> **PROBLEM**
Gather up the lines that contain "this".

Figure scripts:
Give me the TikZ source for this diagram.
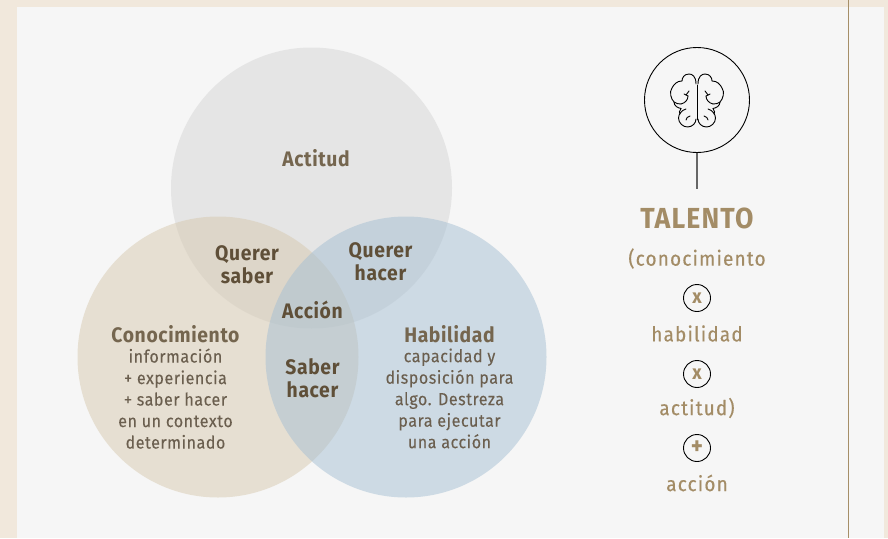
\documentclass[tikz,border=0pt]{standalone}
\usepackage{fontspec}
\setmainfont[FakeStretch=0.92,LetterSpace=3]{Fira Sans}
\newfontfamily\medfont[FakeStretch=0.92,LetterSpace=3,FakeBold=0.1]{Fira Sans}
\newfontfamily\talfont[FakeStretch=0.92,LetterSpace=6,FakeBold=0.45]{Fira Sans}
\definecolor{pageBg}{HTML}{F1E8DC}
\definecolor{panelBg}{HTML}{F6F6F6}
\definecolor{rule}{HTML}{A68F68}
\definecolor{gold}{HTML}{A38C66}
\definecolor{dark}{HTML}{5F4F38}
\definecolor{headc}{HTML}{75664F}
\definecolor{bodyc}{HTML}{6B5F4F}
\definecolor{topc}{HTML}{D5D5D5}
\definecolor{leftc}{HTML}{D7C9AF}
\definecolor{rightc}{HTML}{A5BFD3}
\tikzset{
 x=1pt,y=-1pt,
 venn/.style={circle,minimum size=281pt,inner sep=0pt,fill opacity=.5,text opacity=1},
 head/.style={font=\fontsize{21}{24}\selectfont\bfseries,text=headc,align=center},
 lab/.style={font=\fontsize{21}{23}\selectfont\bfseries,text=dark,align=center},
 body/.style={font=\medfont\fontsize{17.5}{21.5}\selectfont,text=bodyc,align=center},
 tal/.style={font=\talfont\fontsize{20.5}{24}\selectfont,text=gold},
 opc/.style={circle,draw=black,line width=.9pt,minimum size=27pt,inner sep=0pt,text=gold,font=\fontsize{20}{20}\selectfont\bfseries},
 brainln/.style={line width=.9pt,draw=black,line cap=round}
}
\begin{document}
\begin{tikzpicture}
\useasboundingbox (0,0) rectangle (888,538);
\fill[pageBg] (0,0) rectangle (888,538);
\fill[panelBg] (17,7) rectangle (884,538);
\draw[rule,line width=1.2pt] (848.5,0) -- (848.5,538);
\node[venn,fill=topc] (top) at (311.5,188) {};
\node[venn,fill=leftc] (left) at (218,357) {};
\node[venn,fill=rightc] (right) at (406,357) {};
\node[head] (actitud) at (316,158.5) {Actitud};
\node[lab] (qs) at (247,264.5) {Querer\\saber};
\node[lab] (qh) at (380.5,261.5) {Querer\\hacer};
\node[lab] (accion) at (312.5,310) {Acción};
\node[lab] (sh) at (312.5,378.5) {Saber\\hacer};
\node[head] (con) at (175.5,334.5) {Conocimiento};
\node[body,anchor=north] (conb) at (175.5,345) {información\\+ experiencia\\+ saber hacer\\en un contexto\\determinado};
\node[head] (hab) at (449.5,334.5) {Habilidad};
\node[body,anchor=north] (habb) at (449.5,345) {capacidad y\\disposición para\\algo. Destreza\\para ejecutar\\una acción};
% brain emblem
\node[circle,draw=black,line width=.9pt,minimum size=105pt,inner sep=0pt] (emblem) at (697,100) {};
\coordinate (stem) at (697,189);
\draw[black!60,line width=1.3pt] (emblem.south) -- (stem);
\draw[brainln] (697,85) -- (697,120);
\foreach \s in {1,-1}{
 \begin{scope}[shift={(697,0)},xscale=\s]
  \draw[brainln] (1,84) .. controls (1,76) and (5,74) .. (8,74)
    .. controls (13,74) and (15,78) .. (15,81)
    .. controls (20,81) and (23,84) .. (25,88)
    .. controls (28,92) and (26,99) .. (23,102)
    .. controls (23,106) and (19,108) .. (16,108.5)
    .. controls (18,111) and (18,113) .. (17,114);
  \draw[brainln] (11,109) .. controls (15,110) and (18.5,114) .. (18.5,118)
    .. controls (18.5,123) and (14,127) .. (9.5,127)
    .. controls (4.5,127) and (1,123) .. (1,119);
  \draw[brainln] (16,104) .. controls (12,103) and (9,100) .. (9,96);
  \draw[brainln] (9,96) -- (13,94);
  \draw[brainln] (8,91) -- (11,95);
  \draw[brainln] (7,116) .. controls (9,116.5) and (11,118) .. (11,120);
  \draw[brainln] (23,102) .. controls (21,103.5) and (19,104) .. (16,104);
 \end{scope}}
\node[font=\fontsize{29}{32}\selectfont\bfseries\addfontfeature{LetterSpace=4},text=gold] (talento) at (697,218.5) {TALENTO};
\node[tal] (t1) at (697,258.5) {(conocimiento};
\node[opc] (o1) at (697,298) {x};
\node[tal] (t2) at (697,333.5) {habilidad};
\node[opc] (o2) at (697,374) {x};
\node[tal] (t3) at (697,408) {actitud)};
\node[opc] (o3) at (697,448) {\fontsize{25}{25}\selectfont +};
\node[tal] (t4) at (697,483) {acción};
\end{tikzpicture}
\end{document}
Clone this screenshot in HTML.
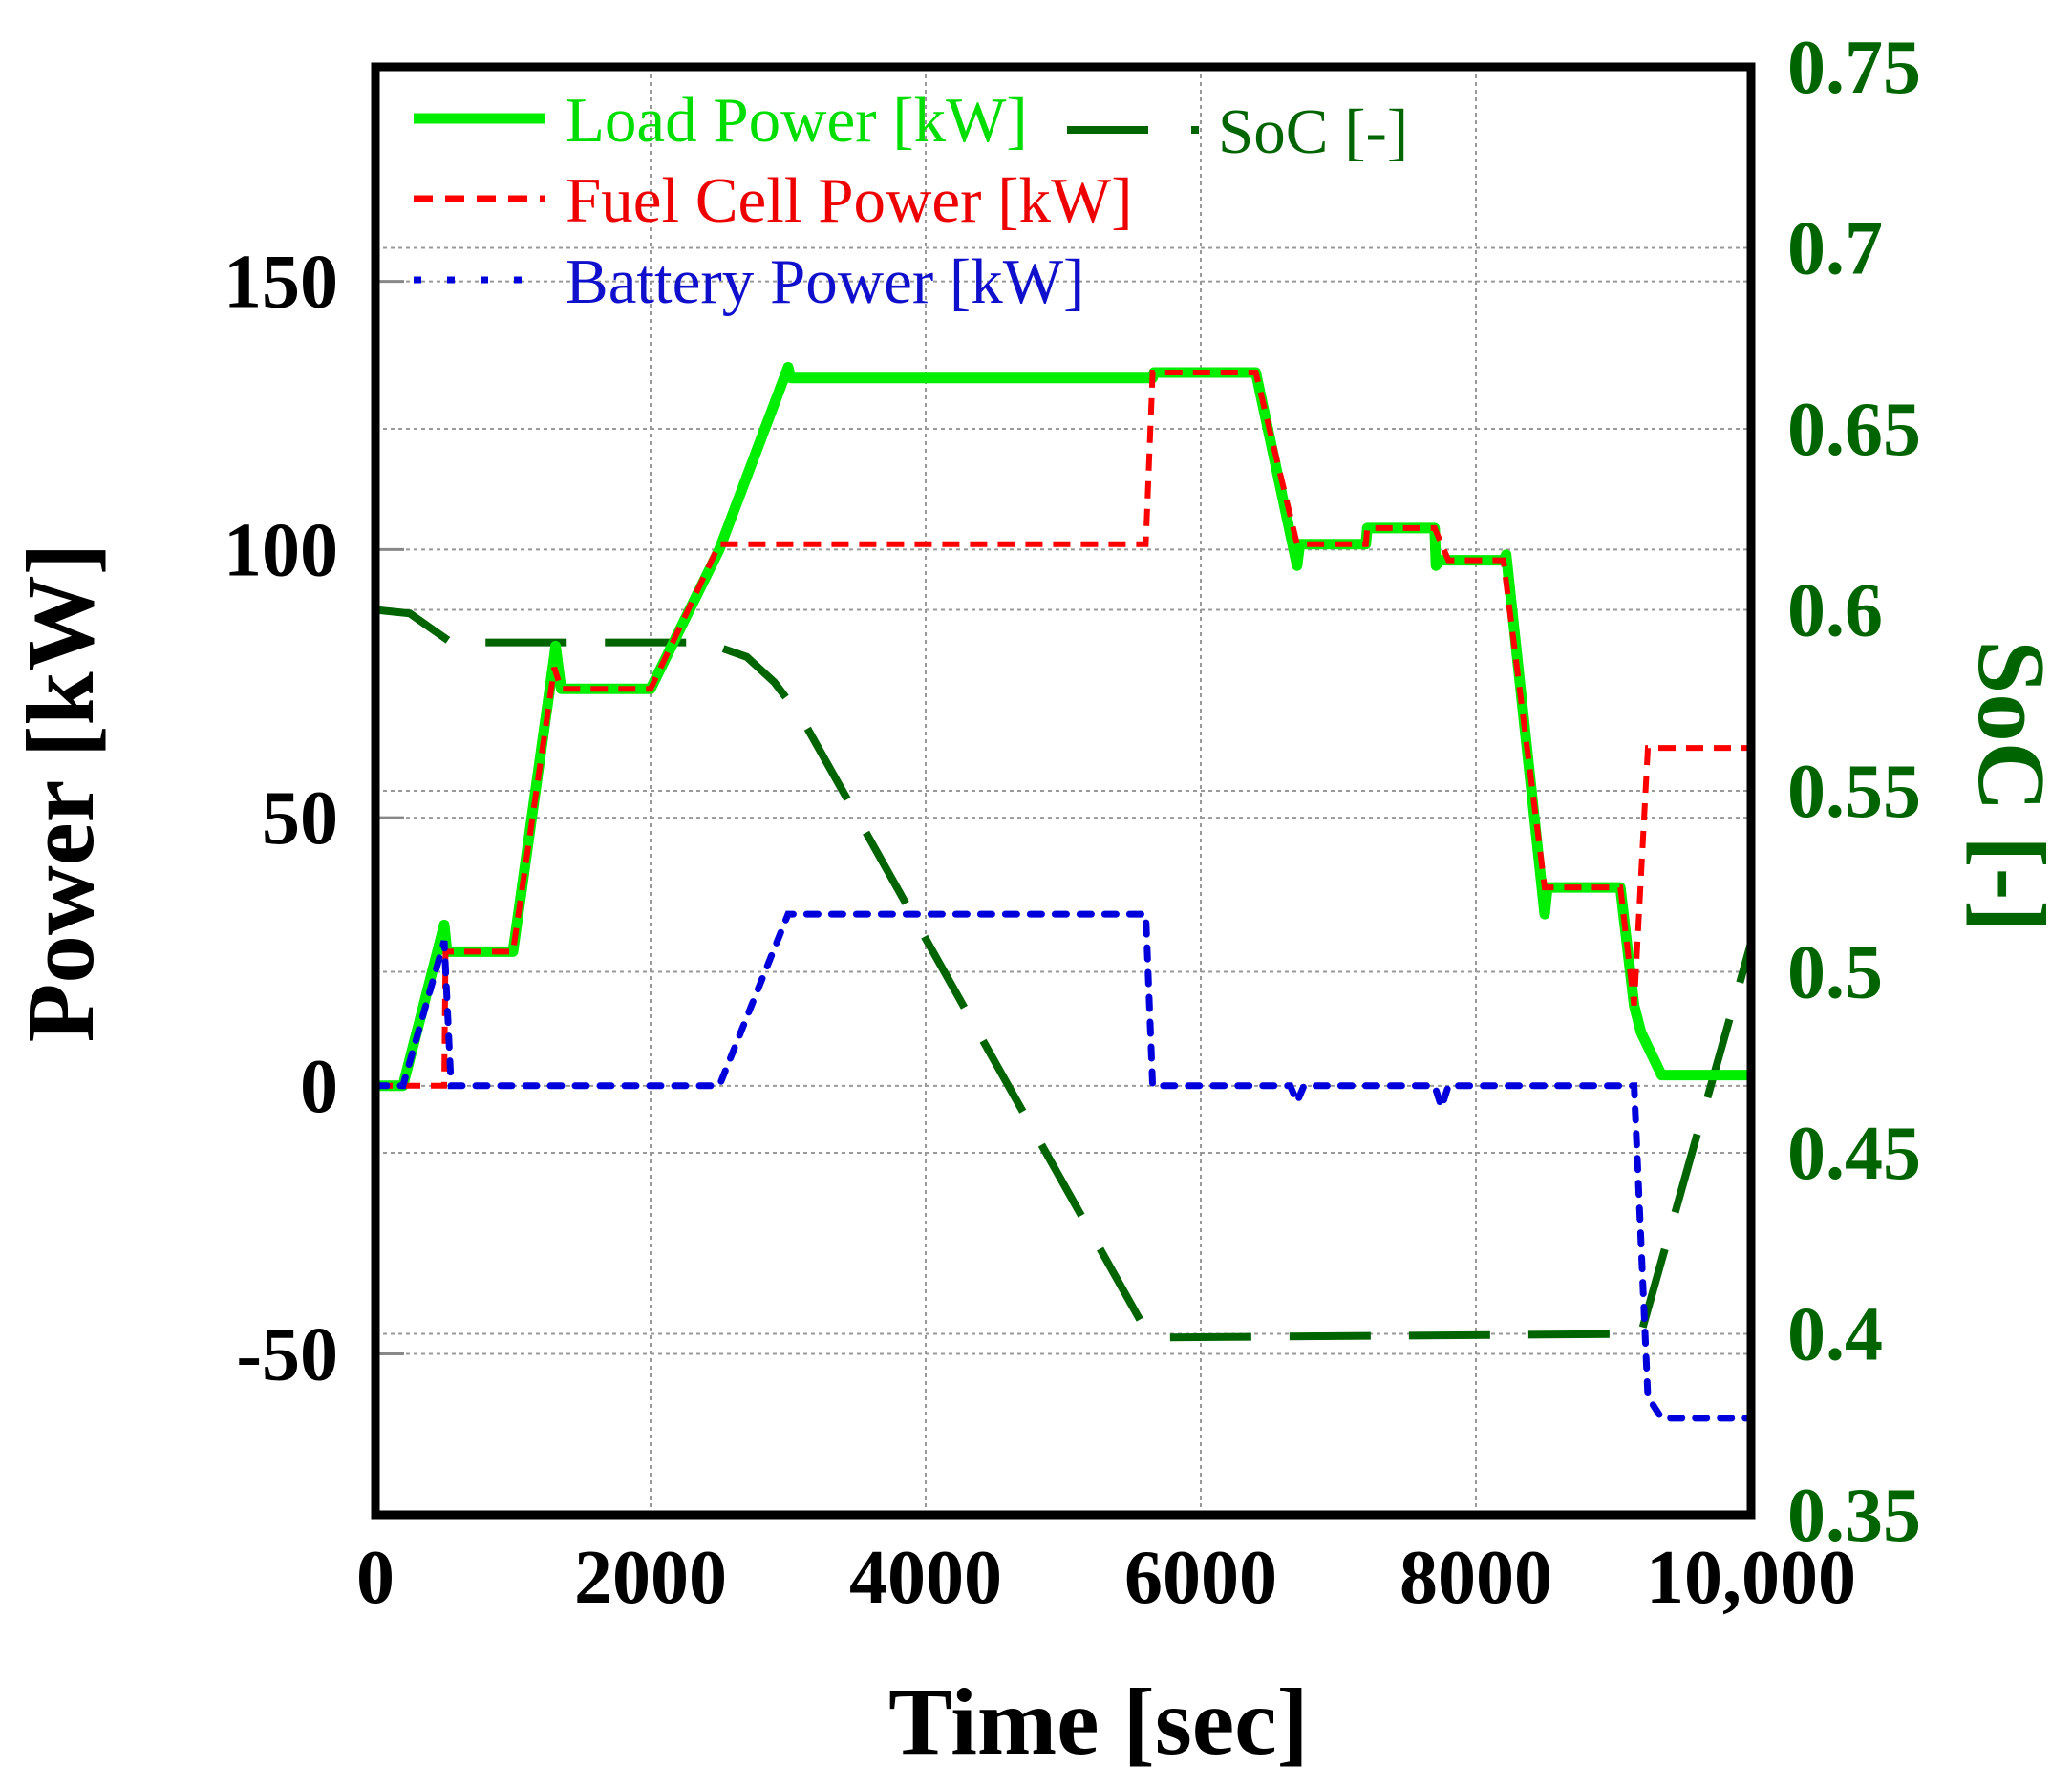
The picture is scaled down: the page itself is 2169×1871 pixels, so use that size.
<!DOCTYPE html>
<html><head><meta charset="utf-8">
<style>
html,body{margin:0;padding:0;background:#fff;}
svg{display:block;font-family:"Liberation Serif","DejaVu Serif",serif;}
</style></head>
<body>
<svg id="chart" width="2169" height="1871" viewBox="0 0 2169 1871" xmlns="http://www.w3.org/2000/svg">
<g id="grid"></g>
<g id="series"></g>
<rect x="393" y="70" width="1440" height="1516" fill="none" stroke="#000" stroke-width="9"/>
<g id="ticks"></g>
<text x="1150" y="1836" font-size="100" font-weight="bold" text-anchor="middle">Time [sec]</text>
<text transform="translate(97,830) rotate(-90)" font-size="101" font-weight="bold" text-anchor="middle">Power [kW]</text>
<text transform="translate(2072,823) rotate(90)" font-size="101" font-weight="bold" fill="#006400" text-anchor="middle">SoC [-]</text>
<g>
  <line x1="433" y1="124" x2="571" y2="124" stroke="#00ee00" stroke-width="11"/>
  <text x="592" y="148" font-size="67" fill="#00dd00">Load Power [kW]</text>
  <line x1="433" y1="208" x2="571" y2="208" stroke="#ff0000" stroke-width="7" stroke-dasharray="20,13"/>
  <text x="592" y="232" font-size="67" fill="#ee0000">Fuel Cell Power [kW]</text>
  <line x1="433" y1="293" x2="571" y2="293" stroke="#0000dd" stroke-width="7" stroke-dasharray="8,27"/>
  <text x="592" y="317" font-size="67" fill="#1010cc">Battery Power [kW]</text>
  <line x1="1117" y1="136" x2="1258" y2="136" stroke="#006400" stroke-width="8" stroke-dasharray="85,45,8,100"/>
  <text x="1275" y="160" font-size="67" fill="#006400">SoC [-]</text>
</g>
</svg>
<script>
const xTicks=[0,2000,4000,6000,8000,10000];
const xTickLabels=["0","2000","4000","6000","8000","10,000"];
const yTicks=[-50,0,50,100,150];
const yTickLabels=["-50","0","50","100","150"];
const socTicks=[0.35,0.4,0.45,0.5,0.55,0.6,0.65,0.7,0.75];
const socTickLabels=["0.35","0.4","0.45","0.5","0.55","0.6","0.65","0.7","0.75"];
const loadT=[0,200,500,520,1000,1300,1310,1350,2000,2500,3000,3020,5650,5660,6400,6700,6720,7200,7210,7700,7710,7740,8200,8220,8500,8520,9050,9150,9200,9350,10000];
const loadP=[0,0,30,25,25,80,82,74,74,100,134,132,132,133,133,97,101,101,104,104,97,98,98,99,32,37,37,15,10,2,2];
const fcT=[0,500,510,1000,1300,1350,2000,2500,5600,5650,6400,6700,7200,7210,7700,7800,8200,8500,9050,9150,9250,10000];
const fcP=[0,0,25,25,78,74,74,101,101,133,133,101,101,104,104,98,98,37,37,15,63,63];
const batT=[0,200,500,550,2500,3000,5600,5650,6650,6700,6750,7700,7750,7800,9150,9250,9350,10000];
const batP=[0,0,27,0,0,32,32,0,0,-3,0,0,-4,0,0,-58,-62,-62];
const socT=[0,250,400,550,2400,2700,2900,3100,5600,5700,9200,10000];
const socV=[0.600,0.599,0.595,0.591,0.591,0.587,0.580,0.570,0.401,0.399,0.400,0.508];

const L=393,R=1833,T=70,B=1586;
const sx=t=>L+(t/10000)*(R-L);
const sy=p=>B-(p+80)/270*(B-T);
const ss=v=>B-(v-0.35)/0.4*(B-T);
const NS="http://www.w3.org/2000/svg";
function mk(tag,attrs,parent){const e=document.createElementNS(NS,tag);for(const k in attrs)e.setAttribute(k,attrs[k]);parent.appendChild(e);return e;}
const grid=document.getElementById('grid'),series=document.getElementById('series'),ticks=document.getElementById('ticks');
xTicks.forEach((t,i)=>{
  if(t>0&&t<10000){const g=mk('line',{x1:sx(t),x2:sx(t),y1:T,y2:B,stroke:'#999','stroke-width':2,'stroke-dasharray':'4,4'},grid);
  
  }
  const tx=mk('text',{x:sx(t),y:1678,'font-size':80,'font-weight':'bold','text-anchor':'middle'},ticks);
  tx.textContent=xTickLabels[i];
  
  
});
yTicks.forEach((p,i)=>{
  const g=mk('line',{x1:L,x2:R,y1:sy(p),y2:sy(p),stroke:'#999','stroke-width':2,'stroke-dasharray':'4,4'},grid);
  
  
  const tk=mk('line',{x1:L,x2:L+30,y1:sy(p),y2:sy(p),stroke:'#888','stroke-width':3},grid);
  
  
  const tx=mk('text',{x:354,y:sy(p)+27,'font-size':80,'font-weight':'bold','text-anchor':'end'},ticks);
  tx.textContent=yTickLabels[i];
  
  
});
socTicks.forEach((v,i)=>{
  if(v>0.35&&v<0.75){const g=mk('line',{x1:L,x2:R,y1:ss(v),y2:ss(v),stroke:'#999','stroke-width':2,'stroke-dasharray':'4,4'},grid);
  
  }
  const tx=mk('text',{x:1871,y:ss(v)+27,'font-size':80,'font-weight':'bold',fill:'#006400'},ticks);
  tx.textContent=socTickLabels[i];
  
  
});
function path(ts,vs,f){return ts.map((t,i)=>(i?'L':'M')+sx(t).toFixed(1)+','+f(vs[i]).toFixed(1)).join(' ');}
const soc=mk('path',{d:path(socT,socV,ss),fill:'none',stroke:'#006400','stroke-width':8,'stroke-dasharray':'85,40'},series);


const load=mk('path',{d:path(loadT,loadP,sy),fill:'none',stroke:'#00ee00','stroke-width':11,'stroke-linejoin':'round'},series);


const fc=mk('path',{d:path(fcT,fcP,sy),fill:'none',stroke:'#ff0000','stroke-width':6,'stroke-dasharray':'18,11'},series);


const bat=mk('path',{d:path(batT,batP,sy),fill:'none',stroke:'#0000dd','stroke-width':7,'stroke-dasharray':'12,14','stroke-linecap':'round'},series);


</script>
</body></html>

> **REPLY**
Give me the TikZ source for this diagram.
Clone this screenshot in HTML.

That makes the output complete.